The Health Benefits of Walking Meditation—Plus, How to Implement the Practice Into Your Daily Routine
Meditation is a practice that is beneficial for the mind and body. Taking a little time to relax and clear your head is important for a balanced life. The dictionary defines meditation as engaging in contemplation or reflection, or practicing mental exercise (like the concentration on breathing or repetition of a mantra) for the purpose of reaching a heightened level of spiritual awareness. If you prefer to move while doing this kind of deep thinking, walking meditation might be the best method for you.
While some practices require you to sit still or lay down, walking meditation is a chance to move around with a concentration on your body and how it feels. According to Peloton yoga instructor and meditation coach Dr. Chelsea Jackson Roberts, "Walking meditations are specifically designed to cultivate awareness and mindfulness while moving." Whether you move along a path indoors or head outside to be one with nature, walking meditation is one way to center yourself while getting some exercise.
Preparing for Your Walking Meditation
Before you begin your walking meditation journey, consider what you'd like to get out of the experience. "Be intentional about where you want to walk, how long you will walk, and make sure that you are dressed comfortably in order to reduce any distractions. Make a plan [for] your intention during the walk," suggest Dr. Jackson Roberts. After you've prepared yourself it's time to figure out where you want to go. Travis Eliot, yoga instructor, meditation teacher, and co-founder of Inner Dimension TV, suggests finding a spot where you feel the most comfortable. "To prepare for walking meditation, find a quiet place where you can walk comfortably back and forth for 10-20 paces," he says. "It can be indoors or outdoors but it should be an environment where distractions are minimal and you feel at ease."
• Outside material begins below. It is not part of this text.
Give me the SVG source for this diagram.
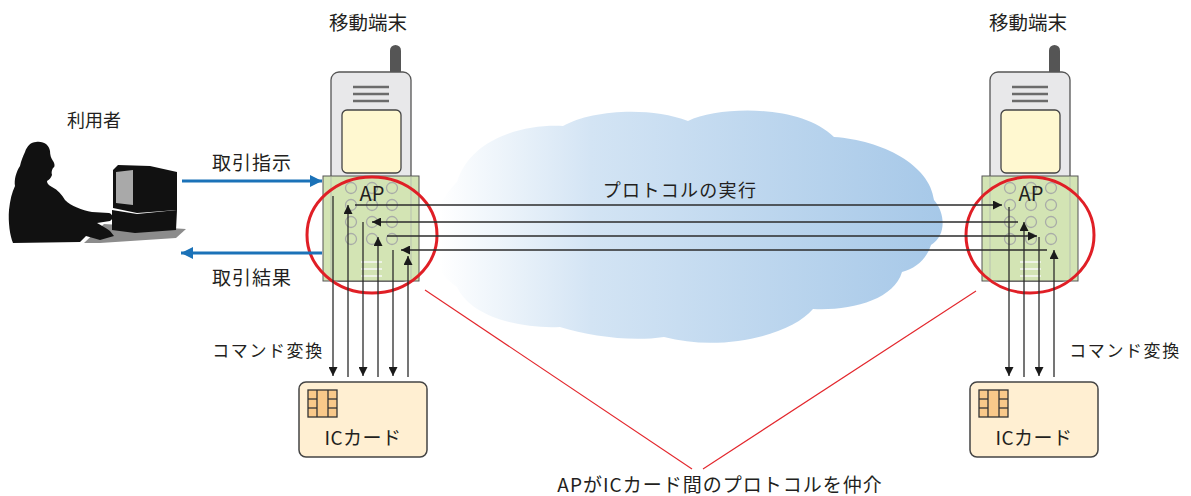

How to Practice Walking Meditation
Once you've chosen your location and set your intentions, it's time to start moving. When asked about the steps of walking mediation spiritual teacher and author Mathew Ferry acknowledges that meditation can take many forms. "There are no rules to meditation, and you have full discretion to be creative," he says. But if you really need a jumping-off point, Eliot suggests choosing a path and getting in proper alignment. "Begin by standing at one end with your feet spread about hips distance for stability. Allow your arms and hands to rest comfortably down along your sides. Close your eyes, and take a moment to feel grounded and centered. Feel the physical sensation where your feet make contact with the ground," Eliot explains. Then, when you're ready, slowly open your eyes in what Eliot calls a relaxed state of alertness.
Begin to walk slowly along your selected path and relax and let your walking feel natural. "Bring awareness to each step as you experience the sensations of lifting and placing your foot on the ground. Move at a pace that keeps you most present and aware. When you get to the end of the path, pause for a moment—center yourself, slowly turn around, pause again and when ready, proceed with awareness back along the path," Eliot says. Continue this practice for 10 minutes or longer. You can customize these steps as you see fit, as long as you focus on the point: inner peace.
The Health Benefits of Walking Meditation
More than its obvious physical pros (we all know walking is a great form of exercise) walking meditation can have many health benefits. "The intention of walking meditation is to develop and nourish an embodied awareness as you move. A walking meditation practice connects your mind and body to the present moment," says CorePower Yoga master trainer Amy Opielowski. The benefits of this practice include a calm and clear mind and supporting your ability to focus and to be fully present in each moment, explains Opielowski. "As you learn how to show up fully for each moment of life you will experience an overall expansive sense of wellbeing."
Ferry points out that letting go of negative interactions, gaining insight, and getting clarity about the next steps in life can be obtained through the quiet time you spend with yourself during walking meditation.